St. Paul’s reflection on marriage as a sacrament of divine love is oft-criticized for overlooking the equality and mutuality of the relationship between women and their husbands (in verses that may be skipped in the liturgy). With or without those verses, Paul reminds us that our commitments to love form us as who we are.

We become one with those whom we love. This makes genuine friendship and love of any degree an experience and living sign of God’s loving interrelationship with creation and of God’s unique relationship with human creatures, the only ones we know that are able to choose freely whether and how much to allow God’s love to form them.

All of this leads into our final reflection on John 6, the moment when we hear the reaction of Jesus’ various disciples. What Jesus has been saying about coming from God and being the very bread of life has taken some of them further than they were ready to go. 

Jesus a prophet? Yes! From God? In some way, for sure. Come from heaven to be as much a part of them as the bread they eat? That was a bit of a stretch. If they couldn’t really understand or fully accept what he was saying, better to go home sooner rather than later.

Like the time he asked why only one of 10 people cured of leprosy had come back to him, Jesus turned to those closest to him asking, “Do you also want to go?”

Peter spoke for all and responded, “Lord, to whom can we go? You alone have the words of eternal life.”

In saying that, Peter took his group further than Joshua’s people had gone. Being with Jesus had given them a new identity, and even if they didn’t understand everything, they knew that with him, they were on the road to serving God, and God alone.

One of the wonderful things about this moment was that it confirmed for Jesus that the Father had led these people to him. Through him, these disciples had tasted the Spirit that gives life, and they didn’t want to live without that experience ever again. Their life with Jesus had changed their identity. They were beginning to understand him as the holy one of God.

Peter’s declaration was no intellectual decision. Perhaps it had been for the people who left, but those who stayed made a soul-deep choice. No matter what others would say, no matter how foolish it seemed, no matter what other options might seem easier or more acceptable, they had found their identity in relationship to him. Knowing that they were risking the meaning of their lives, they chose to remain with him.

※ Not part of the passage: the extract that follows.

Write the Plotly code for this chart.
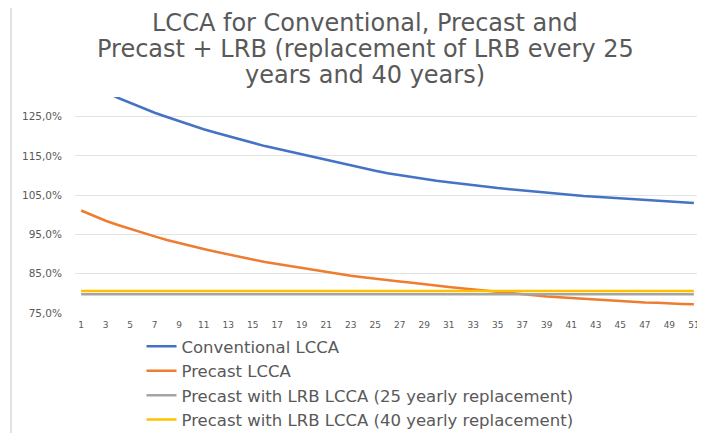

So, for us, addicts to the independence we think of as freedom, this month of meditating on Jesus as the Bread of Life has led us to hear Jesus question us: “Are you all in?” Will you let our communal relationship become your identity?

Whom will we serve?

Reading I

(Joshua 24: 1-2a, 15-17, 18b)

Joshua gathered together all the tribes of Israel at Shechem,
summoning their elders, their leaders,
their judges, and their officers. 
When they stood in ranks before God,
Joshua addressed all the people:
“If it does not please you to serve the LORD,
decide today whom you will serve,
the gods your fathers served beyond the River
or the gods of the Amorites in whose country you are now dwelling. 
As for me and my household, we will serve the LORD.”

But the people answered,
“Far be it from us to forsake the LORD
for the service of other gods. 
For it was the LORD, our God,
who brought us and our fathers up out of the land of Egypt,
out of a state of slavery. 
He performed those great miracles before our very eyes
and protected us along our entire journey
and among the peoples through whom we passed. 
Therefore, we also will serve the LORD, for he is our God.”

Responsorial Psalm

(Psalm 34: 2-3, 16-21)

R: Taste and see the goodness of the Lord.

I will bless the LORD at all times;
his praise shall be ever in my mouth.
Let my soul glory in the LORD;
the lowly will hear me and be glad.
R. Taste and see the goodness of the Lord.

The LORD has eyes for the just,
and ears for their cry.
The LORD confronts the evildoers,
to destroy remembrance of them from the earth.
R. Taste and see the goodness of the Lord.

When the just cry out, the LORD hears them,
and from all their distress he rescues them.
The LORD is close to the brokenhearted;
and those who are crushed in spirit he saves.
R. Taste and see the goodness of the Lord.

Many are the troubles of the just one,
but out of them all the LORD delivers him;
he watches over all his bones;
not one of them shall be broken.
R. Taste and see the goodness of the Lord.

Reading II

(Ephesians 5: 21-32 or 5: 2a, 25-32)

Brothers and sisters:
Be subordinate to one another out of reverence for Christ. 
Wives should be subordinate to their husbands as to the Lord.
For the husband is head of his wife
just as Christ is head of the church,
he himself the savior of the body. 
As the church is subordinate to Christ,
so wives should be subordinate to their husbands in everything.
Husbands, love your wives,
even as Christ loved the church
and handed himself over for her to sanctify her,
cleansing her by the bath of water with the word,
that he might present to himself the church in splendor,
without spot or wrinkle or any such thing,
that she might be holy and without blemish. 
So also husbands should love their wives as their own bodies. 
He who loves his wife loves himself. 
For no one hates his own flesh
but rather nourishes and cherishes it, 
even as Christ does the church,
because we are members of his body.
For this reason a man shall leave his father and his mother
and be joined to his wife,
and the two shall become one flesh.
This is a great mystery,
but I speak in reference to Christ and the church.

Gospel

(John 6: 60-69)

Many of Jesus’ disciples who were listening said,
“This saying is hard; who can accept it?”
Since Jesus knew that his disciples were murmuring about this,
he said to them, “Does this shock you?
What if you were to see the Son of Man ascending
to where he was before? 
It is the spirit that gives life,
while the flesh is of no avail.
The words I have spoken to you are Spirit and life.
But there are some of you who do not believe.”
Jesus knew from the beginning the ones who would not believe
and the one who would betray him. 
And he said,
“For this reason I have told you that no one can come to me
unless it is granted him by my Father.”

As a result of this,
many of his disciples returned to their former way of life
and no longer accompanied him.
Jesus then said to the Twelve, “Do you also want to leave?” 
Simon Peter answered him, “Master, to whom shall we go? 
You have the words of eternal life. 
We have come to believe
and are convinced that you are the Holy One of God.”